We all know that normal subgroups $N\lhd \Gamma$ could be thought of as kernels of surjective maps $\Gamma\to G$. Here is an analogous way of thinking of commensurated subgroups $N<\Gamma$.

Fix a group $\Gamma$. For every totally disconnected locally compact (tdlc) group $G$, a compact open subgroup $K<G$ and a homomorphism $\rho:\Gamma\to G$, $N=\rho^{-1}(K)$ is commensurable in $\Gamma$ (as $K$ is commensurtaed in $G$). In fact, every commensurated $N<\Gamma$ is obtained this way (a construction of a group $G$ and a map $\rho$ as above is called sometimes the "Schlichting completion" of $\Gamma$ wrt $N$).

If $\rho(\Gamma)$ is dense in $G$ then (a finite index subgroup of) $K$ is normal in (a finite index subgroup of) $G$ iff (a finite index subgroup of) $N$ is normal in (a finite index subgroup of) $\Gamma$. This is easy to see.

Now, to give an example answering the question just fix a tdlc group that you know well enough (say $\text{PGL}_2(\mathbb{Q}_p)$) and a compact open subgroup which is far from being normal (say $\text{PGL}_2(\mathbb{Z}_p)$) and find an injective dense homomorphism $\rho:F_n\to G$ by fixing any generic enough $n$-tuple in $G$ (which could be made very concrete).

As Uri says, there are many commensurated subgroups that are not closely related to normal subgroups. I don't know anything special to say about free groups. However, there are still interesting connections between commensurated subgroups and 'virtually normal' subgroups, where $N$ is virtually normal if there is some subgroup $M$ of $N$ of finite index that is normal in $\Gamma$. The main result I know about this is joint work with Caprace, Kropholler and Wesolek: https://arxiv.org/abs/1706.06853

Given a group $\Gamma$ and a subgroup $N$, define the residual closure of $N$ in $\Gamma$ to be $\widetilde{N} = \bigcap_{K \in \mathcal{K}} K$, where $\mathcal{K}$ is the class of virtually normal subgroups that contain $K$ (alternatively, take the class of subgroups $LN$ where $L$ is normal in $\Gamma$ and $LN/L$ is finite).

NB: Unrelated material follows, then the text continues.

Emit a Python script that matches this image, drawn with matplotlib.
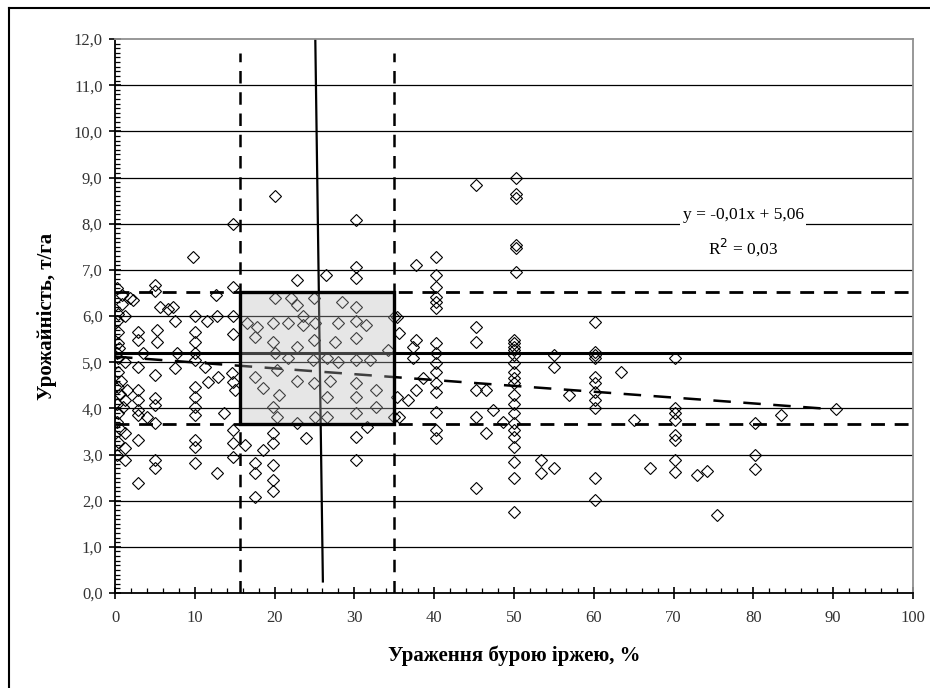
import matplotlib
matplotlib.use("Agg")
import matplotlib.pyplot as plt
from matplotlib.lines import Line2D
from matplotlib.patches import Rectangle
from matplotlib.ticker import MultipleLocator, FuncFormatter

# ---------------- data ----------------
# low infection (0..15 %)
x_low = [0.4, 0.9, 0.9, 1.9, 1.3, 0.4, 0.4, 0.4, 1.3, 0.4, 0.4, 1.5, 1.3, 0.4, 1.0,
         1.3, 0.4, 1.3, 1.3, 0.3, 0.6, 0.2, 0.3, 0.2, 0.5, 0.7, 0.3, 0.6, 0.2,
         2.9, 2.9, 2.9, 2.9, 2.9, 2.9, 4.0, 2.9, 2.9, 2.2, 2.9, 3.5,
         5.0, 5.0, 5.7, 5.3, 5.3, 5.0, 5.0, 5.0, 5.0, 5.0, 5.0,
         7.3, 7.5, 7.8, 7.5, 6.7,
         9.8, 10.0, 10.0, 10.0, 10.0, 10.0, 10.0, 10.0, 10.0, 10.0, 10.0, 10.0, 10.0, 11.3, 11.5,
         12.6, 12.8, 12.9, 11.7, 13.6, 12.8,
         14.8, 14.8, 14.8, 14.8, 14.7, 14.8, 15.0, 14.8, 14.8, 14.8, 16.3]
y_low = [6.05, 6.27, 6.45, 6.40, 6.00, 5.65, 5.41, 5.08, 5.00, 4.78, 4.46, 4.40, 4.18, 3.90, 4.03,
         3.46, 3.27, 3.14, 2.88, 5.20, 4.30, 3.70, 6.60, 5.90, 5.30, 4.60, 4.10, 3.55, 3.00,
         5.65, 5.48, 4.40, 4.18, 3.96, 3.85, 3.81, 3.31, 2.38, 6.35, 4.90, 5.20,
         6.67, 6.54, 6.20, 5.70, 5.43, 4.72, 4.22, 4.07, 3.68, 2.88, 2.70,
         6.20, 5.90, 5.19, 4.87, 6.15,
         7.27, 6.00, 5.65, 5.43, 5.19, 5.04, 4.46, 4.24, 4.03, 3.85, 3.31, 3.16, 2.81, 4.90, 5.90,
         6.45, 6.00, 4.68, 4.57, 3.90, 2.60,
         8.00, 6.62, 6.00, 5.60, 4.76, 4.57, 4.40, 3.53, 3.25, 2.95, 3.20]

# medium infection (15..35 %)
x_mid = [20.1, 30.2, 26.4, 30.2, 30.2, 22.8,
         20.1, 22.0, 24.9, 28.5, 30.2, 22.8, 23.5, 16.6, 17.8, 19.8, 21.7, 23.5, 25.1, 27.9,
         30.2, 31.4, 34.9, 17.6, 19.8, 22.8, 24.9, 27.6, 30.2, 20.1, 21.7, 24.8, 26.6, 28.0,
         30.2, 32.0, 34.2, 17.6, 20.3, 18.5, 20.5, 22.8, 24.9, 27.0, 26.6, 30.2, 30.2, 32.7,
         32.7, 19.8, 20.3, 22.8, 25.1, 26.6, 30.2, 31.6, 34.9,
         19.8, 19.8, 23.9, 30.2, 30.2, 17.6, 19.8, 17.6, 19.8, 19.8, 17.6, 18.5]
y_mid = [8.60, 8.07, 6.88, 7.06, 6.82, 6.77,
         6.40, 6.40, 6.40, 6.30, 6.20, 6.23, 6.00, 5.84, 5.76, 5.84, 5.84, 5.80, 5.84, 5.84,
         5.90, 5.80, 5.97, 5.55, 5.43, 5.33, 5.48, 5.43, 5.52, 5.19, 5.08, 5.04, 5.10, 5.00,
         5.04, 5.04, 5.26, 4.68, 4.83, 4.44, 4.29, 4.60, 4.54, 4.60, 4.24, 4.54, 4.24, 4.40,
         4.03, 4.03, 3.81, 3.68, 3.81, 3.81, 3.90, 3.60, 3.81,
         3.46, 3.25, 3.35, 3.38, 2.88, 2.81, 2.77, 2.60, 2.45, 2.20, 2.08, 3.10]

# high infection (> 35 %)
x_high = [45.2, 50.3, 50.3, 50.3, 50.3, 50.3, 50.3, 37.7, 40.2, 40.2, 40.2, 40.2, 40.2, 40.2,
          45.2, 45.2, 35.4, 35.6, 37.7, 37.3, 37.3, 40.2, 40.2, 40.2, 40.2, 40.2, 40.2,
          38.6, 37.7, 36.7, 35.4, 35.6, 40.2, 40.2, 40.2, 45.2, 46.5, 45.2, 46.5, 47.4, 48.6, 45.2,
          50.0, 50.0, 50.0, 50.0, 50.0, 50.0, 50.0, 50.0, 50.0, 50.0, 50.0, 50.0, 50.0, 50.0,
          50.0, 50.0, 50.0, 50.0, 50.0,
          55.0, 55.0, 56.9, 53.4, 53.4, 55.0,
          60.2, 60.2, 60.2, 60.2, 70.2, 63.4, 60.2, 60.2, 60.2, 60.2, 60.2, 65.1,
          70.2, 70.2, 70.2, 70.2, 70.2, 70.2, 70.2, 67.0, 72.9, 74.2, 75.4,
          80.2, 80.2, 80.2, 83.5, 90.3, 60.2, 60.2]
y_high = [8.83, 8.98, 8.65, 8.55, 7.53, 7.47, 6.95, 7.10, 7.27, 6.88, 6.62, 6.41, 6.30, 6.17,
          5.76, 5.43, 5.97, 5.63, 5.48, 5.33, 5.08, 5.41, 5.19, 4.98, 4.78, 4.54, 4.35,
          4.65, 4.40, 4.18, 4.24, 3.81, 3.92, 3.53, 3.35, 4.40, 4.40, 3.81, 3.46, 3.96, 3.70, 2.27,
          5.48, 5.41, 5.33, 5.26, 5.15, 4.98, 4.78, 4.65, 4.54, 4.29, 4.10, 3.90, 3.68, 3.53,
          3.38, 3.16, 2.84, 2.49, 1.75,
          5.15, 4.90, 4.29, 2.88, 2.60, 2.70,
          5.87, 5.22, 5.15, 5.08, 5.10, 4.78, 4.68, 4.54, 4.35, 4.18, 4.00, 3.74,
          4.00, 3.90, 3.74, 3.42, 3.31, 2.88, 2.62, 2.70, 2.55, 2.64, 1.69,
          3.68, 2.99, 2.68, 3.85, 3.98, 2.49, 2.01]

# reference levels
yield_mean = 5.2
yield_upper = 6.53
yield_lower = 3.66
rust_lower = 15.7
rust_upper = 35.0
rust_line_x = [25.1, 26.05]
rust_line_y = [12.0, 0.25]
trend_slope = -0.01267
trend_intercept = 5.12
trend_x_range = [0.0, 90.0]
trend_label = "y = -0,01x + 5,06"
r2_label = "R$^{2}$ = 0,03"
x_label = "Ураження бурою іржею, %"
y_label = "Урожайність, т/га"

# ---------------- plotting ----------------
plt.rcParams['font.family'] = ['Liberation Serif', 'DejaVu Serif']
fig = plt.figure(figsize=(9.3, 6.88), dpi=100)
ax = fig.add_axes([115/930, 1 - 593/688, (913-115)/930, (593-39)/688])

ax.set_xlim(0, 100)
ax.set_ylim(0, 12)

# horizontal gridlines
for g in range(1, 12):
    ax.axhline(g, color='black', lw=0.9, zorder=1)

xs = x_low + x_mid + x_high
ys = y_low + y_mid + y_high
ax.plot(xs, ys, linestyle='none', marker='D', markersize=6.5,
        markerfacecolor='none', markeredgecolor='black', markeredgewidth=0.8, zorder=3)

# reference lines
ax.axhline(yield_mean, color='black', lw=2.2, zorder=2)
ax.axhline(yield_upper, color='black', lw=2.0, ls=(0, (5, 3.5)), zorder=2)
ax.axhline(yield_lower, color='black', lw=2.0, ls=(0, (5, 3.5)), zorder=2)
ax.plot([rust_lower, rust_lower], [0, 11.7], color='black', lw=1.8, ls=(0, (5, 3.5)), zorder=2)
ax.plot([rust_upper, rust_upper], [0, 11.7], color='black', lw=1.8, ls=(0, (5, 3.5)), zorder=2)
ax.plot(rust_line_x, rust_line_y, color='black', lw=1.6, zorder=2)

# trend line
tx = trend_x_range
ty = [trend_slope * v + trend_intercept for v in tx]
ax.plot(tx, ty, color='black', lw=1.8, ls=(0, (7, 5)), zorder=2)

# central rectangle
ax.add_patch(Rectangle((rust_lower, yield_lower), rust_upper - rust_lower,
                       yield_upper - yield_lower, facecolor='#b8b8b8', alpha=0.35,
                       edgecolor='none', zorder=4))
ax.add_patch(Rectangle((rust_lower, yield_lower), rust_upper - rust_lower,
                       yield_upper - yield_lower, facecolor='none',
                       edgecolor='black', lw=2.4, zorder=5))

# trend equation
ax.text(78.7, 8.18, trend_label, ha='center', va='center', fontsize=12.5,
        bbox=dict(facecolor='white', edgecolor='none', pad=2), zorder=6)
ax.text(78.7, 7.5, r2_label, ha='center', va='center', fontsize=12.5, zorder=6)

# axes styling
for side in ['left', 'bottom']:
    ax.spines[side].set_linewidth(1.3)
    ax.spines[side].set_color('black')
for side in ['top', 'right']:
    ax.spines[side].set_linewidth(1.3)
    ax.spines[side].set_color('#909090')

ax.xaxis.set_major_locator(MultipleLocator(10))
ax.xaxis.set_minor_locator(MultipleLocator(2))
ax.yaxis.set_major_locator(MultipleLocator(1))
ax.yaxis.set_minor_locator(MultipleLocator(0.1))
ax.yaxis.set_major_formatter(FuncFormatter(lambda v, p: f"{v:.1f}".replace('.', ',')))
ax.xaxis.set_major_formatter(FuncFormatter(lambda v, p: f"{int(round(v))}"))
ax.tick_params(axis='both', which='major', direction='inout', length=8, width=1.2,
               labelsize=12, colors='black')
ax.tick_params(axis='both', which='minor', direction='in', length=3.5, width=0.9)
ax.tick_params(axis='x', which='major', pad=8)
ax.tick_params(axis='y', which='major', pad=5)
for lab in ax.get_xticklabels() + ax.get_yticklabels():
    lab.set_color('#333333')

ax.set_xlabel(x_label, fontsize=15, fontweight='bold', labelpad=14)
ax.set_ylabel(y_label, fontsize=15, fontweight='bold', labelpad=12)

# outer frame (cropped)
fig.add_artist(Line2D([9/930, 1.0], [1 - 8/688, 1 - 8/688], color='black', lw=1.5,
                      transform=fig.transFigure))
fig.add_artist(Line2D([9/930, 9/930], [0.0, 1 - 8/688], color='black', lw=1.5,
                      transform=fig.transFigure))

fig.savefig('out.png', dpi=100)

It turns out that if $N$ is commensurated and $\Gamma$ is generated by finitely many cosets of $N$, then $\widetilde{N}$ is virtually normal. In particular, if $\Gamma$ is a finitely generated group, any commensurated subgroup $N$ that arises as an intersection of virtually normal subgroups must itself be virtually normal.